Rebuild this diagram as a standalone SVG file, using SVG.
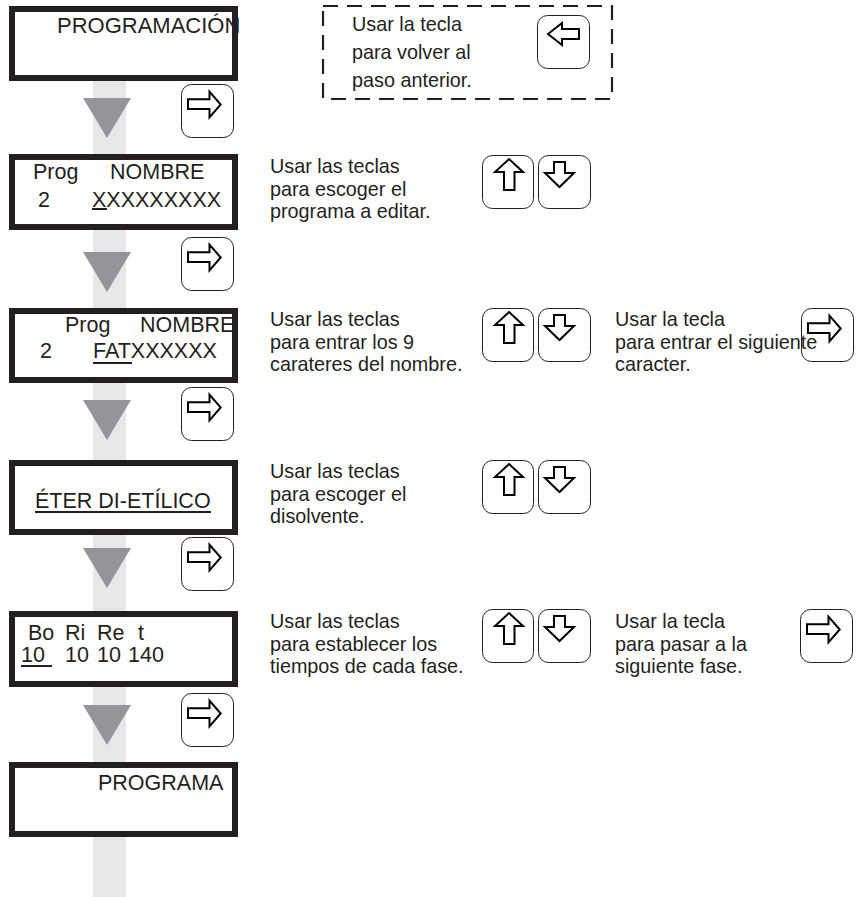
<svg xmlns="http://www.w3.org/2000/svg" width="860" height="897" viewBox="0 0 860 897">
<style>
.lcd{fill:#fff;stroke:#231f20;stroke-width:6}
.lt{font-family:"Liberation Sans",Arial,sans-serif;font-size:21.5px;fill:#231f20}
.ds{font-family:"Liberation Sans",Arial,sans-serif;font-size:19.8px;fill:#231f20}
.ul{stroke:#231f20;stroke-width:2}
.key{fill:#fff;stroke:#231f20;stroke-width:1}
.arw{fill:#fff;stroke:#000;stroke-width:2;stroke-linejoin:miter}
.tri{fill:#939598}
</style>
<defs>
<g id="kR"><rect class="key" x="0.5" y="0.5" width="52" height="53" rx="10"/><path class="arw" d="M7,15.3 H28.5 V7.7 L39.7,20.5 L28.5,33.3 V25 H7 Z"/></g>
<g id="kL"><rect class="key" x="0.5" y="0.5" width="52" height="53" rx="10"/><path class="arw" d="M42,14 H25 V8 L11,19 L25,30 V24 H42 Z"/></g>
<g id="kU"><rect class="key" x="0.5" y="0.5" width="51" height="53" rx="10"/><path class="arw" d="M27,4 L41,17 H32.5 V35 H22 V17 H13 Z"/></g>
<g id="kD"><rect class="key" x="0.5" y="0.5" width="52" height="53" rx="10"/><path class="arw" d="M16,7 H27 V18 H36 L21.5,32 L7,18 H16 Z"/></g>
</defs>
<rect width="860" height="897" fill="#fff"/>
<g id="connectors">
<rect x="93" y="81" width="33" height="816" fill="#e6e7e8"/>
<polygon class="tri" points="83,98 131,98 107,138"/>
<polygon class="tri" points="83,252 131,252 107,292"/>
<polygon class="tri" points="83,400 131,400 107,440"/>
<polygon class="tri" points="83,548 131,548 107,588"/>
<polygon class="tri" points="83,705 131,705 107,745"/>
</g>
<g id="screen1">
<text class="lt" x="57" y="33" style="font-size:22px">PROGRAMACIÓN</text>
<rect class="lcd" x="12" y="9" width="223" height="69" fill="none" style="fill:none"/>
</g>
<g id="screen2">
<rect class="lcd" x="12" y="157" width="223" height="70"/>
<text class="lt" x="33" y="179">Prog</text>
<text class="lt" x="110" y="179">NOMBRE</text>
<text class="lt" x="38" y="207">2</text>
<text class="lt" x="92" y="207">XXXXXXXXX</text>
<line class="ul" x1="92" y1="209" x2="107" y2="209"/>
</g>
<g id="screen3">
<rect class="lcd" x="12" y="311" width="223" height="69"/>
<text class="lt" x="65" y="332">Prog</text>
<text class="lt" x="140" y="332">NOMBRE</text>
<text class="lt" x="40" y="358">2</text>
<text class="lt" x="93" y="358">FATXXXXXX</text>
<line class="ul" x1="93" y1="363" x2="132" y2="363"/>
</g>
<g id="screen4">
<rect class="lcd" x="12" y="463" width="223" height="69"/>
<text class="lt" x="35" y="508">ÉTER DI-ETÍLICO</text>
<line class="ul" x1="35" y1="512" x2="211" y2="512"/>
</g>
<g id="screen5">
<rect class="lcd" x="12" y="614" width="223" height="70"/>
<text class="lt" x="28" y="640">Bo</text>
<text class="lt" x="65" y="640">Ri</text>
<text class="lt" x="97" y="640">Re</text>
<text class="lt" x="138" y="640">t</text>
<text class="lt" x="21" y="662">10</text>
<text class="lt" x="65" y="662">10</text>
<text class="lt" x="97" y="662">10</text>
<text class="lt" x="128" y="662">140</text>
<line class="ul" x1="21" y1="666" x2="52" y2="666"/>
</g>
<g id="screen6">
<rect class="lcd" x="12" y="765" width="223" height="69"/>
<text class="lt" x="98" y="790">PROGRAMA</text>
</g>
<g id="nextkeys">
<use href="#kR" x="181" y="84"/>
<use href="#kR" x="181" y="237"/>
<use href="#kR" x="181" y="387"/>
<use href="#kR" x="181" y="537"/>
<use href="#kR" x="181" y="693"/>
</g>
<g id="backnote">
<rect x="323" y="6" width="289" height="93" fill="none" stroke="#231f20" stroke-width="2.2" stroke-dasharray="15 9"/>
<use href="#kL" x="537" y="15"/>
<text class="ds" x="352" y="31">Usar la tecla</text>
<text class="ds" x="352" y="59">para volver al</text>
<text class="ds" x="352" y="87">paso anterior.</text>
</g>
<g id="note2">
<use href="#kU" x="482" y="155"/>
<use href="#kD" x="538" y="155"/>
<text class="ds" x="270" y="173">Usar las teclas</text>
<text class="ds" x="270" y="196">para escoger el</text>
<text class="ds" x="270" y="218">programa a editar.</text>
</g>
<g id="note3">
<use href="#kU" x="482" y="308"/>
<use href="#kD" x="538" y="308"/>
<text class="ds" x="270" y="326">Usar las teclas</text>
<text class="ds" x="270" y="349">para entrar los 9</text>
<text class="ds" x="270" y="371">carateres del nombre.</text>
</g>
<g id="note3b">
<use href="#kR" x="801" y="308"/>
<text class="ds" x="615" y="326">Usar la tecla</text>
<text class="ds" x="615" y="349">para entrar el siguiente</text>
<text class="ds" x="615" y="371">caracter.</text>
</g>
<g id="note4">
<use href="#kU" x="482" y="460"/>
<use href="#kD" x="538" y="460"/>
<text class="ds" x="270" y="478">Usar las teclas</text>
<text class="ds" x="270" y="501">para escoger el</text>
<text class="ds" x="270" y="523">disolvente.</text>
</g>
<g id="note5">
<use href="#kU" x="482" y="609"/>
<use href="#kD" x="538" y="609"/>
<text class="ds" x="270" y="628">Usar las teclas</text>
<text class="ds" x="270" y="651">para establecer los</text>
<text class="ds" x="270" y="673">tiempos de cada fase.</text>
</g>
<g id="note5b">
<use href="#kR" x="800" y="609"/>
<text class="ds" x="615" y="628">Usar la tecla</text>
<text class="ds" x="615" y="651">para pasar a la</text>
<text class="ds" x="615" y="673">siguiente fase.</text>
</g>
</svg>
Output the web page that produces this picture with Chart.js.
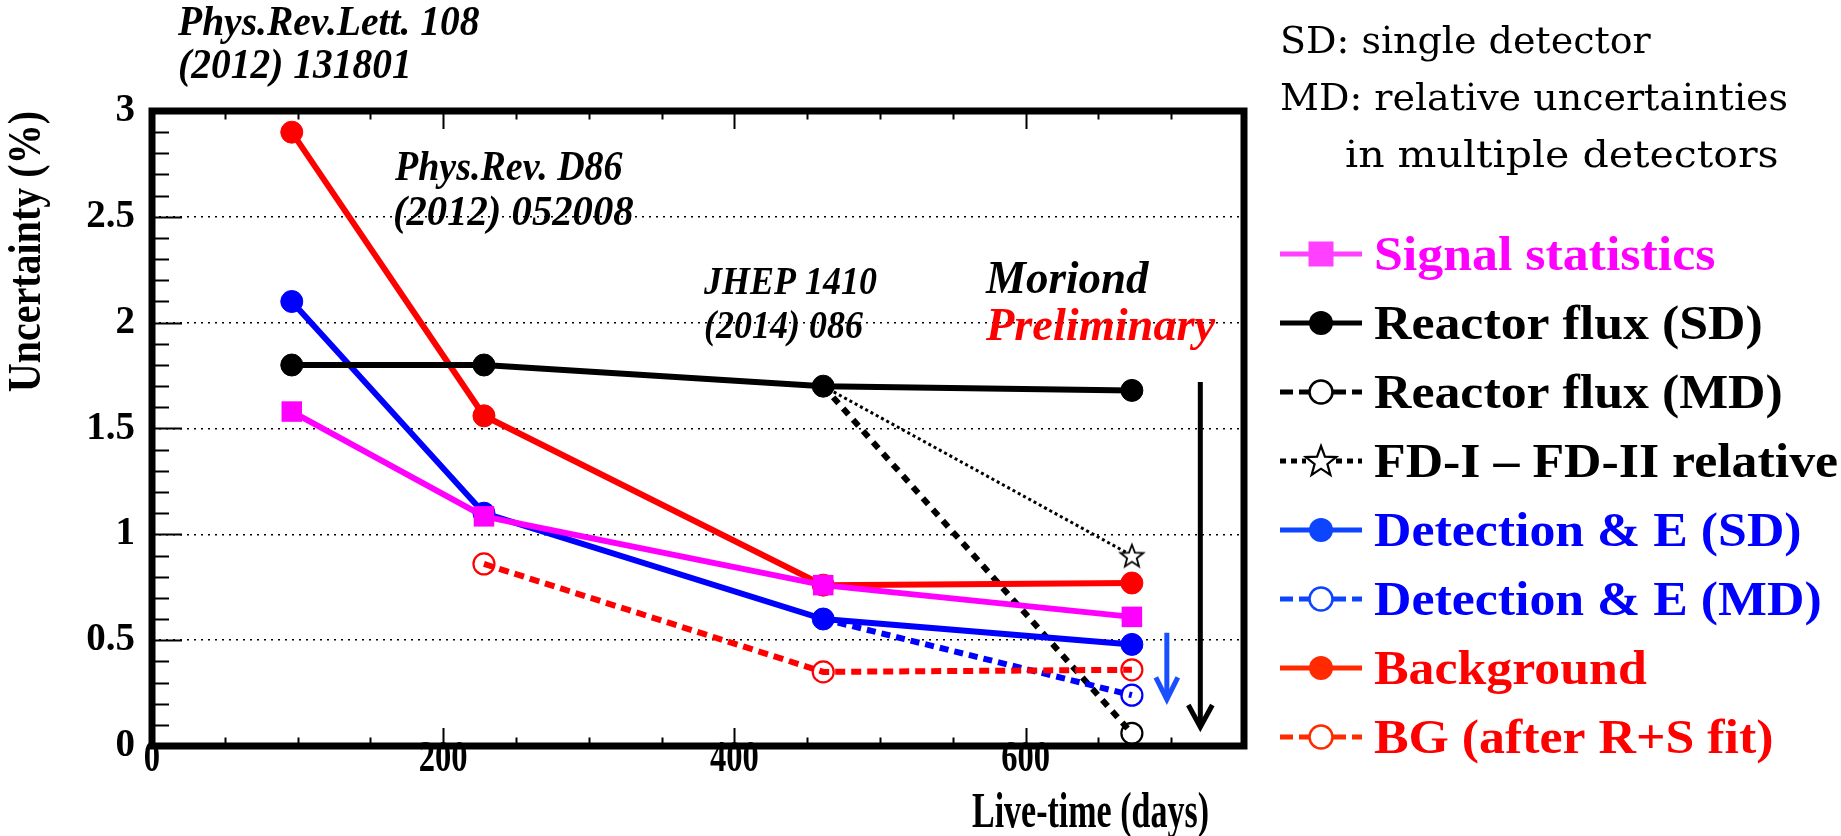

§ **EXERCISE DIRECTIONS**: Return the listing above word for word, with the pictures removed.

§ **THE RESPONSE**:
Rebuild this diagram as a standalone SVG file, using SVG.
<svg xmlns="http://www.w3.org/2000/svg" width="860" height="897" viewBox="0 0 860 897">
<style>
.lcd{fill:#fff;stroke:#231f20;stroke-width:6}
.lt{font-family:"Liberation Sans",Arial,sans-serif;font-size:21.5px;fill:#231f20}
.ds{font-family:"Liberation Sans",Arial,sans-serif;font-size:19.8px;fill:#231f20}
.ul{stroke:#231f20;stroke-width:2}
.key{fill:#fff;stroke:#231f20;stroke-width:1}
.arw{fill:#fff;stroke:#000;stroke-width:2;stroke-linejoin:miter}
.tri{fill:#939598}
</style>
<defs>
<g id="kR"><rect class="key" x="0.5" y="0.5" width="52" height="53" rx="10"/><path class="arw" d="M7,15.3 H28.5 V7.7 L39.7,20.5 L28.5,33.3 V25 H7 Z"/></g>
<g id="kL"><rect class="key" x="0.5" y="0.5" width="52" height="53" rx="10"/><path class="arw" d="M42,14 H25 V8 L11,19 L25,30 V24 H42 Z"/></g>
<g id="kU"><rect class="key" x="0.5" y="0.5" width="51" height="53" rx="10"/><path class="arw" d="M27,4 L41,17 H32.5 V35 H22 V17 H13 Z"/></g>
<g id="kD"><rect class="key" x="0.5" y="0.5" width="52" height="53" rx="10"/><path class="arw" d="M16,7 H27 V18 H36 L21.5,32 L7,18 H16 Z"/></g>
</defs>
<rect width="860" height="897" fill="#fff"/>
<g id="connectors">
<rect x="93" y="81" width="33" height="816" fill="#e6e7e8"/>
<polygon class="tri" points="83,98 131,98 107,138"/>
<polygon class="tri" points="83,252 131,252 107,292"/>
<polygon class="tri" points="83,400 131,400 107,440"/>
<polygon class="tri" points="83,548 131,548 107,588"/>
<polygon class="tri" points="83,705 131,705 107,745"/>
</g>
<g id="screen1">
<text class="lt" x="57" y="33" style="font-size:22px">PROGRAMACIÓN</text>
<rect class="lcd" x="12" y="9" width="223" height="69" fill="none" style="fill:none"/>
</g>
<g id="screen2">
<rect class="lcd" x="12" y="157" width="223" height="70"/>
<text class="lt" x="33" y="179">Prog</text>
<text class="lt" x="110" y="179">NOMBRE</text>
<text class="lt" x="38" y="207">2</text>
<text class="lt" x="92" y="207">XXXXXXXXX</text>
<line class="ul" x1="92" y1="209" x2="107" y2="209"/>
</g>
<g id="screen3">
<rect class="lcd" x="12" y="311" width="223" height="69"/>
<text class="lt" x="65" y="332">Prog</text>
<text class="lt" x="140" y="332">NOMBRE</text>
<text class="lt" x="40" y="358">2</text>
<text class="lt" x="93" y="358">FATXXXXXX</text>
<line class="ul" x1="93" y1="363" x2="132" y2="363"/>
</g>
<g id="screen4">
<rect class="lcd" x="12" y="463" width="223" height="69"/>
<text class="lt" x="35" y="508">ÉTER DI-ETÍLICO</text>
<line class="ul" x1="35" y1="512" x2="211" y2="512"/>
</g>
<g id="screen5">
<rect class="lcd" x="12" y="614" width="223" height="70"/>
<text class="lt" x="28" y="640">Bo</text>
<text class="lt" x="65" y="640">Ri</text>
<text class="lt" x="97" y="640">Re</text>
<text class="lt" x="138" y="640">t</text>
<text class="lt" x="21" y="662">10</text>
<text class="lt" x="65" y="662">10</text>
<text class="lt" x="97" y="662">10</text>
<text class="lt" x="128" y="662">140</text>
<line class="ul" x1="21" y1="666" x2="52" y2="666"/>
</g>
<g id="screen6">
<rect class="lcd" x="12" y="765" width="223" height="69"/>
<text class="lt" x="98" y="790">PROGRAMA</text>
</g>
<g id="nextkeys">
<use href="#kR" x="181" y="84"/>
<use href="#kR" x="181" y="237"/>
<use href="#kR" x="181" y="387"/>
<use href="#kR" x="181" y="537"/>
<use href="#kR" x="181" y="693"/>
</g>
<g id="backnote">
<rect x="323" y="6" width="289" height="93" fill="none" stroke="#231f20" stroke-width="2.2" stroke-dasharray="15 9"/>
<use href="#kL" x="537" y="15"/>
<text class="ds" x="352" y="31">Usar la tecla</text>
<text class="ds" x="352" y="59">para volver al</text>
<text class="ds" x="352" y="87">paso anterior.</text>
</g>
<g id="note2">
<use href="#kU" x="482" y="155"/>
<use href="#kD" x="538" y="155"/>
<text class="ds" x="270" y="173">Usar las teclas</text>
<text class="ds" x="270" y="196">para escoger el</text>
<text class="ds" x="270" y="218">programa a editar.</text>
</g>
<g id="note3">
<use href="#kU" x="482" y="308"/>
<use href="#kD" x="538" y="308"/>
<text class="ds" x="270" y="326">Usar las teclas</text>
<text class="ds" x="270" y="349">para entrar los 9</text>
<text class="ds" x="270" y="371">carateres del nombre.</text>
</g>
<g id="note3b">
<use href="#kR" x="801" y="308"/>
<text class="ds" x="615" y="326">Usar la tecla</text>
<text class="ds" x="615" y="349">para entrar el siguiente</text>
<text class="ds" x="615" y="371">caracter.</text>
</g>
<g id="note4">
<use href="#kU" x="482" y="460"/>
<use href="#kD" x="538" y="460"/>
<text class="ds" x="270" y="478">Usar las teclas</text>
<text class="ds" x="270" y="501">para escoger el</text>
<text class="ds" x="270" y="523">disolvente.</text>
</g>
<g id="note5">
<use href="#kU" x="482" y="609"/>
<use href="#kD" x="538" y="609"/>
<text class="ds" x="270" y="628">Usar las teclas</text>
<text class="ds" x="270" y="651">para establecer los</text>
<text class="ds" x="270" y="673">tiempos de cada fase.</text>
</g>
<g id="note5b">
<use href="#kR" x="800" y="609"/>
<text class="ds" x="615" y="628">Usar la tecla</text>
<text class="ds" x="615" y="651">para pasar a la</text>
<text class="ds" x="615" y="673">siguiente fase.</text>
</g>
</svg>
Output the web page that produces this picture with Chart.js.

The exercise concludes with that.